While some Democrats remain skeptical of recent polls showing Democratic presidential candidate Joe Biden consistently with a strong lead over Donald Trump, a Saturday CBC News report argued that United States election polls are “more likely” to be correct on the outcome of the 2020 presidential election.
The report noted that 2016 pollsters failed to predict then-Democratic nominee Hillary Clinton’s loss before highlighting the common belief that the polls were “massively wrong.”
“Actually, the polls weren’t far off the final result at all,” the piece argued. “Clinton did win the popular vote, besting Trump by 2.1 points. So the total error in national polls was quite small — in line with, and even little better than, past performances in national U.S. polling since 1972.”
The publication noted that state-level polling was significantly worse but also “in line with the last few decades.” According to the report, the issue in 2016 stemmed not from the polls completely missing the mark overall, but where they were wrong. In particular, those crucial swing states that Trump won to take the White House.

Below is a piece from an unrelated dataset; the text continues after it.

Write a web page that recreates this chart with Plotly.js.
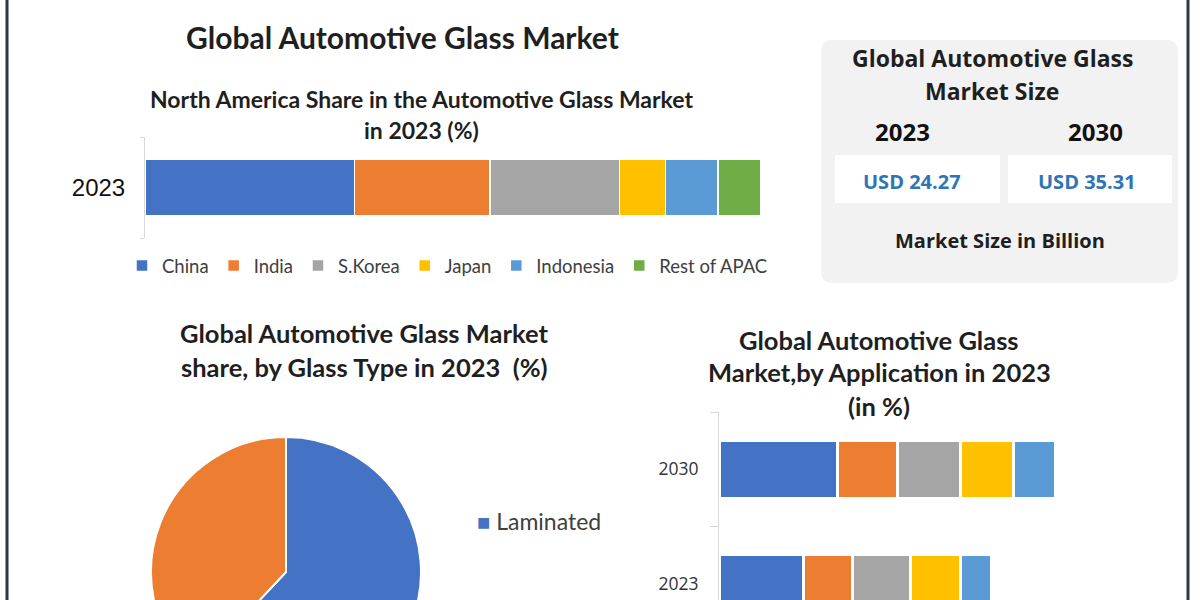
<!DOCTYPE html>
<html>
<head>
<meta charset="utf-8">
<script src="https://cdn.plot.ly/plotly-3.0.1.min.js"></script>
<style>
html,body{margin:0;padding:0;overflow:hidden;background:#ffffff;}
#wrap{width:1200px;height:600px;overflow:hidden;position:relative;}
</style>
</head>
<body>
<div id="wrap"><div id="chart"></div></div>
<script>
// ---------------- DATA ----------------
const regions = ['China', 'India', 'S.Korea', 'Japan', 'Indonesia', 'Rest of APAC'];
const regionShare = [34, 22, 21, 7.5, 8.5, 7];
const regionYear = ['2023'];

const glassTypes = ['Laminated', 'Tempered'];
const glassShare = [62, 38];

const appYears = ['2023', '2030'];
const appSegments = ['Segment 1', 'Segment 2', 'Segment 3', 'Segment 4', 'Segment 5'];
const appValues2023 = [24.9, 14.4, 17.1, 14.7, 9.0];
const appValues2030 = [34.9, 17.5, 18.7, 15.6, 12.2];

const sizeYears = ['2023', '2030'];
const sizeValues = [24.27, 35.31];

const mainTitle = 'Global Automotive Glass Market';
const regionTitle = ['North America Share in the Automotive Glass Market', 'in 2023 (%)'];
const pieTitle = ['Global Automotive Glass Market', 'share, by Glass Type in 2023  (%)'];
const appTitle = ['Global Automotive Glass', 'Market,by Application in 2023', '(in %)'];
const sizeTitle = ['Global Automotive Glass', 'Market Size'];
const sizeFooter = 'Market Size in Billion';
const currency = 'USD';

// ---------------- STYLE ----------------
const palette = ['#4472c4', '#ed7d31', '#a5a5a5', '#ffc000', '#5b9bd5', '#70ad47'];
const W = 1200, H = 720;
const px = x => x / W;
const py = y => 1 - y / H;
const LATO = 'Lato, "Open Sans", sans-serif';
const OPEN = '"Open Sans", "Noto Sans", sans-serif';
const DARK = '#1f1f1f';

function ann(text, x, y, size, opts) {
  opts = opts || {};
  return {
    text: text, xref: 'paper', yref: 'paper', x: px(x), y: py(y),
    xanchor: opts.xanchor || 'center', yanchor: 'middle', showarrow: false,
    font: {family: opts.family || LATO, size: size, color: opts.color || DARK, weight: opts.weight === undefined ? 700 : opts.weight}
  };
}
function roundRect(x0, y0, x1, y1, r) {
  const X = v => px(v).toFixed(5), Y = v => py(v).toFixed(5);
  return 'M' + X(x0 + r) + ',' + Y(y0) +
    ' L' + X(x1 - r) + ',' + Y(y0) + ' Q' + X(x1) + ',' + Y(y0) + ' ' + X(x1) + ',' + Y(y0 + r) +
    ' L' + X(x1) + ',' + Y(y1 - r) + ' Q' + X(x1) + ',' + Y(y1) + ' ' + X(x1 - r) + ',' + Y(y1) +
    ' L' + X(x0 + r) + ',' + Y(y1) + ' Q' + X(x0) + ',' + Y(y1) + ' ' + X(x0) + ',' + Y(y1 - r) +
    ' L' + X(x0) + ',' + Y(y0 + r) + ' Q' + X(x0) + ',' + Y(y0) + ' ' + X(x0 + r) + ',' + Y(y0) + ' Z';
}

// ---------------- TRACES ----------------
const traces = [];
regions.forEach((name, i) => {
  traces.push({
    type: 'bar', orientation: 'h', name: name,
    x: [regionShare[i]], y: [0],
    width: 0.56,
    marker: {color: palette[i], line: {color: '#ffffff', width: 1.5}},
    xaxis: 'x', yaxis: 'y', hoverinfo: 'name+x'
  });
});
appSegments.forEach((name, j) => {
  traces.push({
    type: 'bar', orientation: 'h', name: name,
    x: [appValues2023[j], appValues2030[j]], y: [0, 1],
    width: 0.51,
    marker: {color: palette[j], line: {color: '#ffffff', width: 3}},
    xaxis: 'x2', yaxis: 'y2', showlegend: false
  });
});
traces.push({
  type: 'pie', labels: glassTypes, values: glassShare,
  sort: false, direction: 'clockwise', rotation: 0,
  textinfo: 'none', showlegend: false,
  marker: {colors: palette.slice(0, 2), line: {color: '#ffffff', width: 2}},
  domain: {x: [px(151), px(421)], y: [py(707), py(437)]}
});

// ---------------- ANNOTATIONS ----------------
const annotations = [];
annotations.push(ann(mainTitle, 402, 37, 30));
annotations.push(ann(regionTitle[0], 421, 99, 23));
annotations.push(ann(regionTitle[1], 421, 130, 23));
annotations.push(ann(pieTitle[0], 364, 333, 25.5));
annotations.push(ann(pieTitle[1], 364, 367, 25.5));
annotations.push(ann(appTitle[0], 879, 340, 25.5));
annotations.push(ann(appTitle[1], 879, 372, 25.5));
annotations.push(ann(appTitle[2], 879, 406, 25.5));
// market size panel
annotations.push(ann(sizeTitle[0], 992, 58, 23, {family: OPEN}));
annotations.push(ann(sizeTitle[1], 992, 91, 23, {family: OPEN}));
annotations.push(ann(sizeYears[0], 903, 131, 24, {family: OPEN, color: '#111'}));
annotations.push(ann(sizeYears[1], 1095, 131, 24, {family: OPEN, color: '#111'}));
annotations.push(ann(currency + ' ' + sizeValues[0].toFixed(2), 912, 181, 20, {family: OPEN, color: '#2f75b5'}));
annotations.push(ann(currency + ' ' + sizeValues[1].toFixed(2), 1087, 181, 20, {family: OPEN, color: '#2f75b5'}));
annotations.push(ann(sizeFooter, 1000, 241, 20, {family: OPEN}));
// pie legend (only first entry visible in reference)
annotations.push(ann('<span style="color:' + palette[0] + ';font-size:22px">■</span> ' + glassTypes[0], 475, 521, 23, {xanchor: 'left', weight: 400, color: '#404040'}));

// ---------------- SHAPES ----------------
const shapes = [
  {type: 'path', xref: 'paper', yref: 'paper', path: roundRect(821, 40, 1178, 283, 12), fillcolor: '#f2f2f2', line: {width: 0}, layer: 'below'},
  {type: 'rect', xref: 'paper', yref: 'paper', x0: px(835), x1: px(1000), y0: py(203), y1: py(155), fillcolor: '#ffffff', line: {width: 0}, layer: 'below'},
  {type: 'rect', xref: 'paper', yref: 'paper', x0: px(1008), x1: px(1172), y0: py(203), y1: py(155), fillcolor: '#ffffff', line: {width: 0}, layer: 'below'},
  {type: 'line', xref: 'paper', yref: 'paper', x0: px(7), x1: px(7), y0: 0, y1: 1, line: {color: '#2f3747', width: 3}},
  {type: 'line', xref: 'paper', yref: 'paper', x0: px(1188), x1: px(1188), y0: 0, y1: 1, line: {color: '#2f3747', width: 3}}
];

// ---------------- LAYOUT ----------------
const layout = {
  width: W, height: H,
  margin: {l: 0, r: 0, t: 0, b: 0, pad: 0},
  paper_bgcolor: '#ffffff', plot_bgcolor: 'rgba(0,0,0,0)',
  barmode: 'stack',
  showlegend: true,
  legend: {
    orientation: 'h', x: px(122), y: py(266), xanchor: 'left', yanchor: 'middle',
    traceorder: 'normal', font: {family: LATO, size: 18.5, color: '#404040'},
    bgcolor: 'rgba(0,0,0,0)', itemclick: false
  },
  xaxis: {domain: [px(145), px(761)], range: [0, 100], showticklabels: false, showgrid: false, zeroline: false, showline: false, fixedrange: true},
  yaxis: {
    domain: [py(238), py(137)], range: [-0.5, 0.5],
    tickmode: 'array', tickvals: [0], ticktext: regionYear,
    tickfont: {family: '"Liberation Sans", Arial, sans-serif', size: 24, color: '#111'},
    ticks: '', ticklabelstandoff: 14,
    showline: true, linecolor: '#d9d9d9', linewidth: 1, showgrid: false, zeroline: false,
    minor: {tickmode: 'array', tickvals: [-0.5, 0.5], ticks: 'outside', ticklen: 4, tickcolor: '#d9d9d9', showgrid: false},
    fixedrange: true
  },
  xaxis2: {domain: [px(719), px(1059)], range: [0, 100], anchor: 'y2', showticklabels: false, showgrid: false, zeroline: false, showline: false, fixedrange: true},
  yaxis2: {
    domain: [py(641), py(412)], range: [-0.5, 1.5], anchor: 'x2',
    tickmode: 'array', tickvals: [0, 1], ticktext: appYears,
    tickfont: {family: OPEN, size: 17.5, color: '#333'},
    ticks: '', ticklabelstandoff: 16,
    showline: true, linecolor: '#d9d9d9', linewidth: 1, showgrid: false, zeroline: false,
    minor: {tickmode: 'array', tickvals: [0.5, 1.5], ticks: 'outside', ticklen: 8, tickcolor: '#d9d9d9', showgrid: false},
    fixedrange: true
  },
  annotations: annotations,
  shapes: shapes
};

Plotly.newPlot('chart', traces, layout, {displayModeBar: false, staticPlot: true});
</script>
</body>
</html>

CBC News noted that many samplers have shifted their methodologies since 2016. Most notably, they are now weighting samples by education. After 2016, the American Association for Public Opinion Research (AAPOR) found that only half of the national pollsters weighted their data with voter education. In addition, just one-third or fewer of firms that collected data in the key Midwestern states that Trump won weighted their data with this variable.
“Now that more pollsters are weighting for education, the chance of making the same error in 2020 should be reduced. But it’s an open question whether these voters will be as decisive this time.”
One of the few samplers that predicted Trump’s win in 2016 was Trafalgar Group, which explicitly tracks likely general election voters. According to Georgia-based political strategist Robert Cahaly — the pollster’s owner — the race between Biden and Trump is closer than recent polls suggest.
Elsewhere, CBC’s Presidential Poll Tracker aggregated all U.S. polls and on Saturday showed Biden leading Trump by 10.8 points among decided voters. Conversely, Clinton was leading by just 4.8 points at the same time in 2016.
As The Inquisitr reported, Trump’s advisers are allegedly turning increasingly pessimistic about the head of state’s chances of winning in November. Although campaign manager Bill Stepien has reportedly told staffers to ignore polling, three senior advisers suggested that he is not optimistic about the president’s chances of retaining the White House.
Still, other staffers reportedly see several paths to victory, and his campaign is allegedly attempting to keep their options open as much as possible as opposed to committing to one strategy.